Nick Bostrom on “turnkey totalitarianism”

Developing a system for turnkey totalitarianism means incurring a risk, even if one does not intend for the key to be turned.

One could try to reduce this risk by designing the system with appropriate technical and institutional safeguards. For example, one could aim for a system of structured transparency’ that prevents concentrations of power by organizing the information architecture so that multiple independent stakeholders must give their permission in order for the system to operate, and so that only the specific information that is legitimately needed by some decision-maker is made available to her, with suitable redactions and anonymization applied as the purpose permits. With some creative mechanism design, some machine learning, and some fancy cryptographic footwork, there might be no fundamental barrier to achieving a surveillance system that is at once highly effective at its official function yet also somewhat resistant to being subverted to alternative uses.

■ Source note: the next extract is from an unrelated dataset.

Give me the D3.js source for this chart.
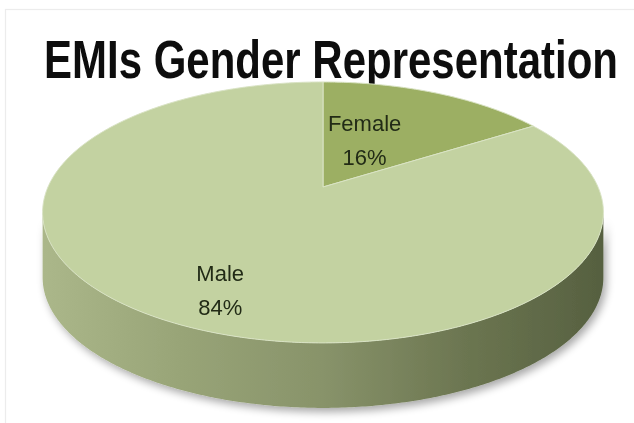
<!DOCTYPE html>
<html>
<head>
<meta charset="utf-8">
<script src="https://cdn.jsdelivr.net/npm/d3@7"></script>
<style>
  html, body { margin: 0; padding: 0; background: #ffffff; }
  svg { display: block; }
</style>
</head>
<body>
<div id="chart"></div>
<script>
// ---- data ----
const title = "EMIs Gender Representation";
const categories = ["Female", "Male"];
const values = [16, 84];
const valueLabels = ["16%", "84%"];

// ---- layout ----
const W = 634, H = 423;
const CX = 323, CY = 187;      // projected centre of the pie's top face
const A = 275, B = 125.5;      // projection scale
const P = 0.195;               // perspective strength
const DEPTH = 65;              // thickness of the pie
const topColors = ["#9caf63", "#c3d2a1"];
const labelSpots = [{ a: 21, r: 0.457 }, { a: 205, r: 0.765 }];

function proj(theta, r, dy) {
  const u = r * Math.sin(theta), v = -r * Math.cos(theta);
  const w = 1 - P * v;
  return [CX + A * u / w, CY + B * v / w + (dy || 0)];
}
function rimPoints(a0, a1, dy) {
  const n = Math.max(2, Math.ceil(Math.abs(a1 - a0) / 0.01));
  return d3.range(n + 1).map(i => proj(a0 + (a1 - a0) * i / n, 1, dy));
}

const svg = d3.select("#chart").append("svg")
  .attr("width", W).attr("height", H);

const defs = svg.append("defs");
const grad = defs.append("linearGradient").attr("id", "sideGrad")
  .attr("gradientUnits", "userSpaceOnUse")
  .attr("x1", CX - A * 1.02).attr("x2", CX + A * 1.02).attr("y1", 0).attr("y2", 0);
[["0%", "#abb78a"], ["25%", "#98a477"], ["50%", "#88936a"], ["75%", "#6c7651"], ["100%", "#566040"]]
  .forEach(([o, c]) => grad.append("stop").attr("offset", o).attr("stop-color", c));

const shadow = defs.append("filter").attr("id", "shadow")
  .attr("x", "-10%").attr("y", "-10%").attr("width", "120%").attr("height", "130%");
shadow.append("feGaussianBlur").attr("in", "SourceAlpha").attr("stdDeviation", 4).attr("result", "b");
shadow.append("feOffset").attr("in", "b").attr("dx", 3).attr("dy", 4).attr("result", "o");
shadow.append("feComponentTransfer").attr("in", "o").attr("result", "s")
  .append("feFuncA").attr("type", "linear").attr("slope", 0.35);
const fm = shadow.append("feMerge");
fm.append("feMergeNode").attr("in", "s");
fm.append("feMergeNode").attr("in", "SourceGraphic");

const blur = defs.append("filter").attr("id", "soft");
blur.append("feGaussianBlur").attr("stdDeviation", 0.5);

// frame
svg.append("rect").attr("x", 5.5).attr("y", 9.5).attr("width", W + 10).attr("height", H + 10)
  .attr("fill", "none").attr("stroke", "#ececec").attr("stroke-width", 1.2);

// title
svg.append("text")
  .attr("x", 44).attr("y", 78)
  .attr("textLength", 574).attr("lengthAdjust", "spacingAndGlyphs")
  .attr("font-family", "'Liberation Sans', Arial, sans-serif")
  .attr("font-weight", "bold").attr("font-size", 54)
  .attr("fill", "#111").attr("filter", "url(#soft)")
  .text(title);

const pie = d3.pie().sort(null).value(d => d)(values);
const line = d3.line();

// side wall (visible front part)
const thA = Math.acos(-P), thB = 2 * Math.PI - thA;
const sideG = svg.append("g").attr("filter", "url(#shadow)");
pie.forEach((s, i) => {
  const a0 = Math.max(s.startAngle, thA), a1 = Math.min(s.endAngle, thB);
  if (a1 <= a0) return;
  const pts = rimPoints(a0, a1, 0).concat(rimPoints(a1, a0, DEPTH));
  sideG.append("path").attr("d", line(pts) + "Z")
    .attr("fill", "url(#sideGrad)");
});

// top faces
const topG = svg.append("g");
pie.forEach((s, i) => {
  const pts = [proj(0, 0)].concat(rimPoints(s.startAngle, s.endAngle, 0));
  topG.append("path").attr("d", line(pts) + "Z")
    .attr("fill", topColors[i])
    .attr("stroke", "#d9e3c4").attr("stroke-width", 1).attr("stroke-linejoin", "round");
});

// labels
const lab = svg.append("g")
  .attr("font-family", "'Liberation Sans', Arial, sans-serif")
  .attr("font-size", 22).attr("fill", "#222c16")
  .attr("text-anchor", "middle").attr("filter", "url(#soft)");
pie.forEach((s, i) => {
  const [x, y] = proj(labelSpots[i].a * Math.PI / 180, labelSpots[i].r);
  lab.append("text").attr("x", x).attr("y", y - 7).text(categories[i]);
  lab.append("text").attr("x", x).attr("y", y + 27).text(valueLabels[i]);
});
</script>
</body>
</html>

How likely this is to be achieved in practice is of course another matter, which would require further exploration. Even if a significant risk of totalitarianism would inevitably accompany a well-intentioned surveillance project, it would not follow that pursuing such a project would increase the risk of totalitarianism. A relatively less risky well-intentioned project, commenced at a time of comparative calm, might reduce the risk of totalitarianism by preempting a less-wellintentioned and more risky project started during a crisis. But even if there were some net totalitarianism-risk-increasing effect, it might be worth accepting that risk in order to gain the general ability to stabilize civilization against emerging Type-1 threats (or for the sake of other benefits that extremely effective surveillance and preventive policing could bring).